Astronauts in desolate places on Earth: Why?

In his book Collapse, Jared Diamond claims, "When NASA wanted to find some place on Earth resembling the surface of the Moon, so that our astronauts preparing for the first moon landing could practice in an environment similar to what they would encounter, NASA picked a formerly green area of Iceland that is now utterly barren." This struck me as wrong. Growing up, I heard the slag fields around Sudbury, Ontario, helped get the lunar astronauts accustomed to the moon's desolation. I've heard similar things about islands in the Canadian arctic and deserts in the American southwest. I wonder if the real explanation is that the astronauts had to take geology lessons. True? -Cameron Barr, Edmonton

You nailed it. Most astronaut field trips were about geology, not getting used to a bleak hell unfit for life. For that they could have stayed in Houston.

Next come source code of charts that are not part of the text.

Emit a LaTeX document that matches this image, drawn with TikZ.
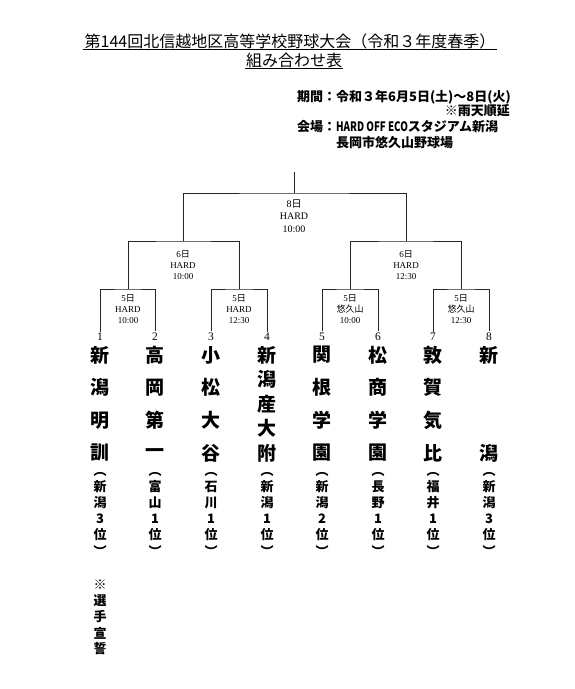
\documentclass[tikz,border=0pt]{standalone}
\usepackage{fontspec}
\newfontfamily\jp{Noto Sans CJK JP}
\newfontfamily\lser{Liberation Serif}
\tikzset{
 bl/.style={line width=0.9pt, draw=black!85},
 ttl/.style={font=\jp\fontsize{16}{16}\selectfont, inner sep=1pt},
 info/.style={font=\jp\bfseries\fontsize{13}{13}\selectfont, inner sep=0pt},
 team/.style={font=\jp\bfseries\fontsize{19}{19}\selectfont, inner sep=0pt},
 sub/.style={font=\jp\bfseries\fontsize{13}{13}\selectfont, inner sep=0pt},
 num/.style={font=\lser\fontsize{11.5}{11.5}\selectfont, inner sep=1.5pt},
 mlab/.style={align=center, font=\lser\fontsize{9}{11}\selectfont, inner sep=0pt},
 tlab/.style={align=center, font=\lser\fontsize{10}{12.5}\selectfont, inner sep=0pt},
}
\newcommand\teamcol[5]{%
  \pgfmathsetmacro\stp{98/(#3-1)}%
  \foreach \ch [count=\i] in {#4} { \node[team] (t#1c\i) at (#2, {355+(\i-1)*\stp}) {\ch}; }
  \node[sub] (t#1o) at (#2,474) {︵};
  \foreach \ch [count=\i] in {#5} { \node[sub] (t#1s\i) at (#2,{487+(\i-1)*15.7}) {\ch}; }
  \node[sub] (t#1e) at (#2,551) {︶};
}
\begin{document}
\begin{tikzpicture}[x=1pt,y=-1pt]
\useasboundingbox[fill=white] (0,0) rectangle (575,689);
% title
\node[ttl] (ti1) at (290,41) {第144回北信越地区高等学校野球大会（令和３年度春季）};
\draw[line width=0.8pt] (ti1.south west) -- (ti1.south east);
\node[ttl] (ti2) at (294,60) {組み合わせ表};
\draw[line width=0.8pt] (ti2.south west) -- (ti2.south east);
% info
\node[info, anchor=west] (p1) at (297,97) {期間：令和３年6月5日(土)～8日(火)};
\node[info, anchor=east] (p2) at (510,111) {※雨天順延};
\node[info, anchor=west] (p3) at (297,127) {会場：\scalebox{0.75}[1]{HARD OFF ECO}スタジアム新潟};
\node[info, anchor=west] (p4) at (336,143) {長岡市悠久山野球場};
% numbers
\foreach \k/\x in {1/100,2/155,3/211,4/267,5/322,6/378,7/433,8/489}
  \node[num] (n\k) at (\x,337) {\k};
% match points
\coordinate (m1) at (128,289);
\coordinate (m2) at (239,289);
\coordinate (m3) at (350,289);
\coordinate (m4) at (461,289);
\coordinate (q1) at (183,241);
\coordinate (q2) at (406,241);
\coordinate (f) at (294,193);
\coordinate (top) at (294,172);
\draw[bl] (n1.north) |- (m1) -| (n2.north);
\draw[bl] (n3.north) |- (m2) -| (n4.north);
\draw[bl] (n5.north) |- (m3) -| (n6.north);
\draw[bl] (n7.north) |- (m4) -| (n8.north);
\draw[bl] (m1) |- (q1) -| (m2);
\draw[bl] (m3) |- (q2) -| (m4);
\draw[bl] (q1) |- (f) -| (q2);
\draw[bl] (f) -- (top);
% match labels
\node[tlab] (l0) at (294,216) {8{\jp 日}\\HARD\\10:00};
\node[mlab] (l1) at (183,265) {6{\jp 日}\\HARD\\10:00};
\node[mlab] (l2) at (406,265) {6{\jp 日}\\HARD\\12:30};
\node[mlab] (l3) at (128,309) {5{\jp 日}\\HARD\\10:00};
\node[mlab] (l4) at (239,309) {5{\jp 日}\\HARD\\12:30};
\node[mlab] (l5) at (350,309) {5{\jp 日}\\{\jp 悠久山}\\10:00};
\node[mlab] (l6) at (461,309) {5{\jp 日}\\{\jp 悠久山}\\12:30};
% teams
\teamcol{1}{100}{4}{新,潟,明,訓}{新,潟,3,位}
\teamcol{2}{155}{4}{高,岡,第,一}{富,山,1,位}
\teamcol{3}{211}{4}{小,松,大,谷}{石,川,1,位}
\teamcol{4}{267}{5}{新,潟,産,大,附}{新,潟,1,位}
\teamcol{5}{322}{4}{関,根,学,園}{新,潟,2,位}
\teamcol{6}{378}{4}{松,商,学,園}{長,野,1,位}
\teamcol{7}{433}{4}{敦,賀,気,比}{福,井,1,位}
\teamcol{8}{489}{2}{新,潟}{新,潟,3,位}
% oath note
\foreach \ch [count=\i] in {※,選,手,宣,誓}
  \node[sub] (o\i) at (100,{585+(\i-1)*16}) {\ch};
\end{tikzpicture}
\end{document}
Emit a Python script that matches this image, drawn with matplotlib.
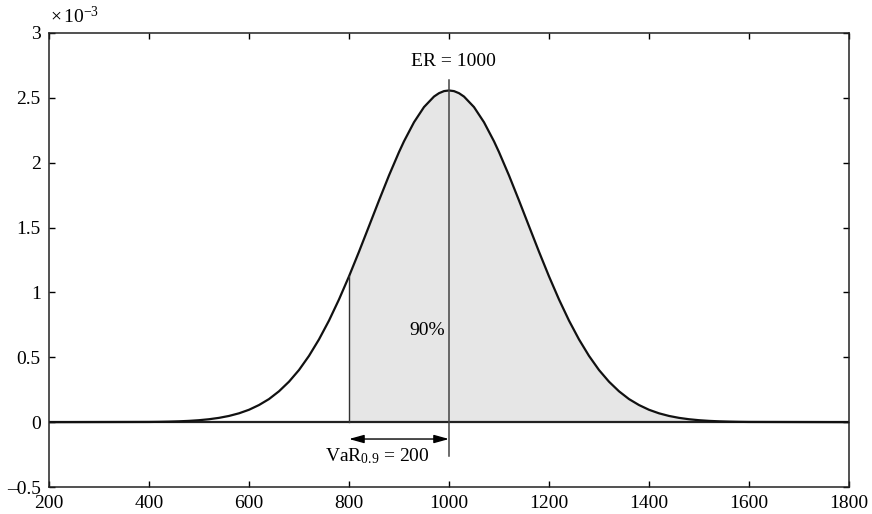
import matplotlib.pyplot as plt
from matplotlib.ticker import FuncFormatter
import numpy as np

plt.rcParams['font.family'] = ['Liberation Serif', 'DejaVu Serif']
plt.rcParams['mathtext.fontset'] = 'custom'
plt.rcParams['mathtext.rm'] = 'Liberation Serif'
plt.rcParams['mathtext.it'] = 'Liberation Serif:italic'

# loss values (x) and density (units of 1e-3)
x_vals = [200, 400, 420, 440, 460, 480, 500, 520, 540, 560, 580, 600, 620, 640,
          660, 680, 700, 720, 740, 760, 780, 800, 820, 840, 860, 880, 900,
          910, 930, 950, 970, 980, 990, 1000, 1010, 1020, 1030, 1050, 1070, 1090,
          1100, 1120, 1140, 1160, 1180, 1200, 1220, 1240, 1260, 1280, 1300,
          1320, 1340, 1360, 1380, 1400, 1420, 1440, 1460, 1480, 1500, 1520,
          1540, 1560, 1580, 1600, 1800]
density_e3 = [0.0, 0.0016, 0.0025, 0.0041, 0.0064, 0.0099, 0.0150, 0.0225, 0.0331,
              0.0479, 0.0682, 0.0955, 0.132, 0.178, 0.238, 0.312, 0.402, 0.511,
              0.638, 0.783, 0.946, 1.124, 1.314, 1.511, 1.709, 1.902, 2.082,
              2.165, 2.312, 2.429, 2.510, 2.536, 2.552, 2.557, 2.552, 2.536, 2.510,
              2.429, 2.312, 2.165, 2.082, 1.902, 1.709, 1.511, 1.314, 1.124,
              0.946, 0.783, 0.638, 0.511, 0.402, 0.312, 0.238, 0.178, 0.132,
              0.0955, 0.0682, 0.0479, 0.0331, 0.0225, 0.0150, 0.0099, 0.0064,
              0.0041, 0.0025, 0.0016, 0.0]

expected_return = 1000
var_level = 800
var_value = 200
shaded_label = '90%'

x = np.array(x_vals, dtype=float)
y = np.array(density_e3) * 1e-3

fig = plt.figure(figsize=(8.72, 5.14), dpi=100)
ax = fig.add_axes([0.0562, 0.0525, 0.9174, 0.8833])

mask = x >= var_level
ax.fill_between(x[mask], 0, y[mask], color='#e6e6e6', linewidth=0)
ax.axhline(0, color='#222222', lw=1.6)
ax.plot(x, y, color='#111111', lw=1.6, solid_joinstyle='round')

y_var = y[x_vals.index(var_level)]
ax.plot([var_level, var_level], [0, y_var], color='#333333', lw=1.0)
ax.plot([expected_return, expected_return], [-0.26e-3, 2.64e-3], color='#444444', lw=1.1)

ax.annotate('', xy=(var_level, -0.13e-3), xytext=(expected_return, -0.13e-3),
            arrowprops=dict(arrowstyle='<|-|>,head_length=0.9,head_width=0.25',
                            color='black', lw=1.0,
                            mutation_scale=10, shrinkA=0, shrinkB=0))
ax.text(856, -0.26e-3, r'$\mathrm{VaR}_{0.9}$ = %d' % var_value,
        ha='center', va='center', fontsize=14)
ax.text(1008, 2.78e-3, 'ER = %d' % expected_return, ha='center', va='center', fontsize=14)
ax.text(957, 0.71e-3, shaded_label, ha='center', va='center', fontsize=14)

ax.set_xlim(200, 1800)
ax.set_ylim(-0.5e-3, 3e-3)
ax.set_xticks(np.arange(200, 1801, 200))
ax.set_yticks(np.arange(-0.5e-3, 3.01e-3, 0.5e-3))
ax.yaxis.set_major_formatter(FuncFormatter(lambda v, p: ('%g' % round(v * 1e3, 2)).replace('-', '\u2013')))
fig.text(50 / 872, 1 - 16 / 514, r'$\times\,10^{-3}$', ha='left', va='center', fontsize=14)
ax.tick_params(direction='in', top=True, right=True, labelsize=14, length=4, width=1, pad=6)
for s in ax.spines.values():
    s.set_linewidth(1.1)
    s.set_color('#222222')

fig.savefig('out.png', dpi=100)
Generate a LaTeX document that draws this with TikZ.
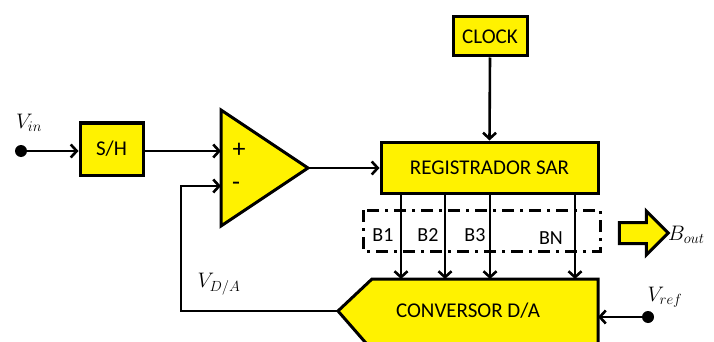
\documentclass[tikz,border=0pt]{standalone}
\usepackage{fix-cm}
\usepackage{fontspec}
\setmainfont{Carlito}
\usetikzlibrary{arrows.meta,shapes.arrows}
\begin{document}
\begin{tikzpicture}[x=1pt,y=-1pt,
  blk/.style={draw,line width=3pt,fill=yellow,inner sep=0pt,font=\fontsize{21}{23}\selectfont},
  wire/.style={line width=2.6pt,-{Straight Barb[length=6pt,width=13pt,line width=2.6pt]}},
  dotst/.style={circle,fill=black,inner sep=0pt,minimum size=12pt},
  lbl/.style={inner sep=0pt,font=\fontsize{20}{22}\selectfont},
  mlbl/.style={inner sep=0pt,font=\fontsize{21}{23}\selectfont}]
\useasboundingbox (0,0) rectangle (714,342);
% blocks
\node[blk,minimum width=63pt,minimum height=52pt] (sh) at (111.5,149) {S/H};
\node[blk,minimum width=217pt,minimum height=51pt] (reg) at (489.5,167.5) {REGISTRADOR SAR};
\node[blk,minimum width=74pt,minimum height=39pt] (clk) at (490,36.5) {CLOCK};
% op-amp
\draw[line width=3pt,fill=yellow,line join=miter] (221,110) -- (308,168) -- (221,226) -- cycle;
\coordinate (oplus) at (221,151);
\coordinate (ominus) at (221,186);
\coordinate (oout) at (308,168);
\node[inner sep=0pt,font=\fontsize{26}{28}\selectfont] (plus) at (239,150) {+};
\node[inner sep=0pt,font=\fontsize{26}{28}\selectfont] (minus) at (236,186) {-};
% DAC
\draw[line width=3pt,fill=yellow,line join=miter] (372,279) -- (598,279) -- (598,350) -- (372,350) -- (338,311) -- cycle;
\coordinate (dactip) at (338,311);
\node[inner sep=0pt,font=\fontsize{21}{23}\selectfont] (dactxt) at (468,311) {CONVERSOR D/A};
\coordinate (dacref) at (598,317);
% dots and labels
\node[dotst] (vin) at (21,151) {};
\node[mlbl] (vinl) at (29,123) {$V_{in}$};
\node[dotst] (vref) at (648,317) {};
\node[mlbl] (vrefl) at (665,297) {$V_{ref}$};
\node[mlbl] (vdal) at (219,284) {$V_{D/A}$};
% connections
\draw[wire] (vin.center) -- (sh.west |- vin.center);
\draw[wire] (sh.east |- oplus) -- (oplus);
\draw[wire] (oout) -- (reg.west |- oout);
\draw[wire] (clk.south) -- (reg.north);
\draw[wire] (vref.center) -- (dacref);
\draw[wire] (dactip) -- (181,311) -- (181,186) -- (ominus);
% bits
\foreach \x/\n in {401/a,445/b,490/c,575/d}{
  \coordinate (bt\n) at (\x,193);
  \coordinate (bb\n) at (\x,279);
  \draw[wire] (bt\n) -- (bb\n);
}
\draw[line width=3pt,dash pattern=on 12pt off 6pt on 3pt off 6pt] (363,210) rectangle (600,251);
\node[lbl] (b1) at (383,235) {B1};
\node[lbl] (b2) at (428,235) {B2};
\node[lbl] (b3) at (475,235) {B3};
\node[lbl] (bn) at (551,238) {BN};
% Bout
\node[single arrow,draw,line width=3pt,fill=yellow,minimum height=49pt,minimum width=41pt,single arrow head extend=11.5pt,inner xsep=0pt,inner ysep=9pt,single arrow tip angle=90] (bout) at (638.5,233) {};
\node[mlbl,anchor=west] (boutl) at (668,235) {$B_{out}$};
\end{tikzpicture}
\end{document}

The astronauts trained at lots of sites around the world, at least a couple of which humans had turned into wildernesses. According to Diamond, "Since human settlement began, most of [Iceland's] original trees and vegetation have been destroyed, and about half of the original soils have eroded into the ocean. As a result . . . large areas . . . that were green at the time that Vikings landed are now lifeless brown desert." Similarly, much of the area around Sudbury, Ontario, was a moonscape in the 1960s due to nickel smelting.

In neither case, however, was environmental devastation the main draw for NASA. Instead it was geological features. One thing the moon had plenty of was rocks, and that meant geology training lest astronauts wander right past specimens they were there to study.

After a few lectures, the NASA science team realized geology field trips (GFTs) better suited the former test pilots' learn-by-doing style. Following a successful preliminary trip to Arizona in 1963, official GFTs began in ‘64.

GFT sites were chosen because of geologic similarities to spots on the moon. Usually that meant deserts-you couldn't see the rocks if they were covered with vegetation. However, the astronauts also visited densely wooded northern Minnesota to see outcrops of anorthosite. Grand Canyon trips taught stratigraphy, the study of rock layers, though nobody expected to find water-carved lunar canyons. The trainees even visited craters formed by shallow underground nuclear tests in Nevada and by conventional explosives in Alberta, since bomb craters form the same way meteorite craters do.

The astronauts visited Iceland in 1965 and 1967. Although they saw many formerly green spots, the centerpiece of the visits was the Askja caldera, site of multiple volcanic eruptions. It probably wasn't verdant even in pre-Viking days.
Ontario's Sudbury basin was a GFT destination in 1971 and ‘72 because it's a meteorite impact crater. There astronauts studied shatter cones (conical, striated rock chunks) and impact breccia (rock consisting of mineral fragments embedded in natural cement).

Another destination was Craters of the Moon National Monument in Idaho. My assistant Bibliophage, who's been there, reports, "I can only say if there's a more moonlike place on earth, I don't want to see it."

Geology wasn't the sole reason the astronauts hit the road. Some training locations were chosen for topographical similarity to landing sites (e.g., a New Mexico river gorge standing in for the moon's Hadley Rille). To prepare for emergency landings on their return, the astronauts also underwent jungle survival training in Panama and desert survival in Nevada and Washington.

Contrary to what you might imagine, these traverses were conducted without space suits-too bulky in earth gravity.